_PROVIDED MATERIAL_
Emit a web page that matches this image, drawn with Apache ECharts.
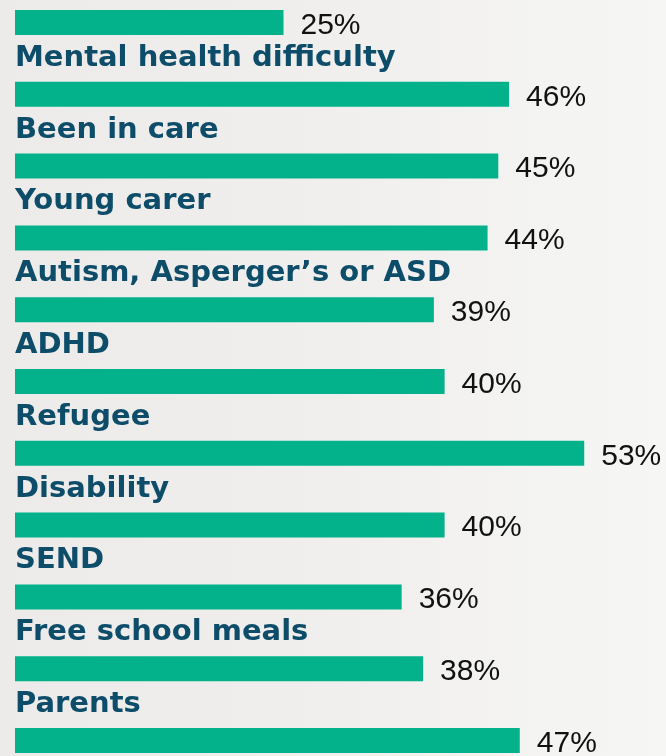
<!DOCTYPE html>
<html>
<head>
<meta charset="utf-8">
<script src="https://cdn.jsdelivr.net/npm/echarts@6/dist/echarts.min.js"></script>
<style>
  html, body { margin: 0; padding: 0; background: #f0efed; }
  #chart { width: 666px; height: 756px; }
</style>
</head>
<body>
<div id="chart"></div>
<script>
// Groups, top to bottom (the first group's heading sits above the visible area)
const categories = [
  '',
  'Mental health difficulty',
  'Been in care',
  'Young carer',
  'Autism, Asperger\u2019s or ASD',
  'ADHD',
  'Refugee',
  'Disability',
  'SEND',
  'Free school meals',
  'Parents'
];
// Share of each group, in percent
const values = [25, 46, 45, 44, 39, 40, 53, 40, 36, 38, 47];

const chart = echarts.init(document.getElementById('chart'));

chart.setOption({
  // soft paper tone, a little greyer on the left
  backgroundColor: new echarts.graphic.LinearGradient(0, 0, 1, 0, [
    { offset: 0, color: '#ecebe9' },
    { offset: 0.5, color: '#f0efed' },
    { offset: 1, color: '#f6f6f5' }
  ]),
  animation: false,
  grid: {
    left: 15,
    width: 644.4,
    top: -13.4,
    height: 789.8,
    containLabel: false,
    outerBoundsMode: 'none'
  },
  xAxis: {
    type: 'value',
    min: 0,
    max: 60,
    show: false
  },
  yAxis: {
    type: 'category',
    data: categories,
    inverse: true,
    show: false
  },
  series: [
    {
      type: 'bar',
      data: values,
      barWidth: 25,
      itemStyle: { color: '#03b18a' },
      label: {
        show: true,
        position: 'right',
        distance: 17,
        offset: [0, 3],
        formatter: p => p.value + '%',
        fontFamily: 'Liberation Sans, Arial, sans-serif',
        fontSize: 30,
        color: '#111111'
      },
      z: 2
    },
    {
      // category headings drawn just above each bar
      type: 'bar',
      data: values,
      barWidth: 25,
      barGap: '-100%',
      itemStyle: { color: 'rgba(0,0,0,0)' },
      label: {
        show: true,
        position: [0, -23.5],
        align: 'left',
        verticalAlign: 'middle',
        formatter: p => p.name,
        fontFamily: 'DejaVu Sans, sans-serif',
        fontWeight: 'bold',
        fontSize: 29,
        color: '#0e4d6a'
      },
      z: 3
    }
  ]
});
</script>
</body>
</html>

_EXERCISE INSTRUCTIONS_
Would you set down the listing exactly, omitting pictures?

_REPLY_
Emit a web page that matches this image, drawn with Apache ECharts.
<!DOCTYPE html>
<html>
<head>
<meta charset="utf-8">
<script src="https://cdn.jsdelivr.net/npm/echarts@6/dist/echarts.min.js"></script>
<style>
  html, body { margin: 0; padding: 0; background: #f0efed; }
  #chart { width: 666px; height: 756px; }
</style>
</head>
<body>
<div id="chart"></div>
<script>
// Groups, top to bottom (the first group's heading sits above the visible area)
const categories = [
  '',
  'Mental health difficulty',
  'Been in care',
  'Young carer',
  'Autism, Asperger\u2019s or ASD',
  'ADHD',
  'Refugee',
  'Disability',
  'SEND',
  'Free school meals',
  'Parents'
];
// Share of each group, in percent
const values = [25, 46, 45, 44, 39, 40, 53, 40, 36, 38, 47];

const chart = echarts.init(document.getElementById('chart'));

chart.setOption({
  // soft paper tone, a little greyer on the left
  backgroundColor: new echarts.graphic.LinearGradient(0, 0, 1, 0, [
    { offset: 0, color: '#ecebe9' },
    { offset: 0.5, color: '#f0efed' },
    { offset: 1, color: '#f6f6f5' }
  ]),
  animation: false,
  grid: {
    left: 15,
    width: 644.4,
    top: -13.4,
    height: 789.8,
    containLabel: false,
    outerBoundsMode: 'none'
  },
  xAxis: {
    type: 'value',
    min: 0,
    max: 60,
    show: false
  },
  yAxis: {
    type: 'category',
    data: categories,
    inverse: true,
    show: false
  },
  series: [
    {
      type: 'bar',
      data: values,
      barWidth: 25,
      itemStyle: { color: '#03b18a' },
      label: {
        show: true,
        position: 'right',
        distance: 17,
        offset: [0, 3],
        formatter: p => p.value + '%',
        fontFamily: 'Liberation Sans, Arial, sans-serif',
        fontSize: 30,
        color: '#111111'
      },
      z: 2
    },
    {
      // category headings drawn just above each bar
      type: 'bar',
      data: values,
      barWidth: 25,
      barGap: '-100%',
      itemStyle: { color: 'rgba(0,0,0,0)' },
      label: {
        show: true,
        position: [0, -23.5],
        align: 'left',
        verticalAlign: 'middle',
        formatter: p => p.name,
        fontFamily: 'DejaVu Sans, sans-serif',
        fontWeight: 'bold',
        fontSize: 29,
        color: '#0e4d6a'
      },
      z: 3
    }
  ]
});
</script>
</body>
</html>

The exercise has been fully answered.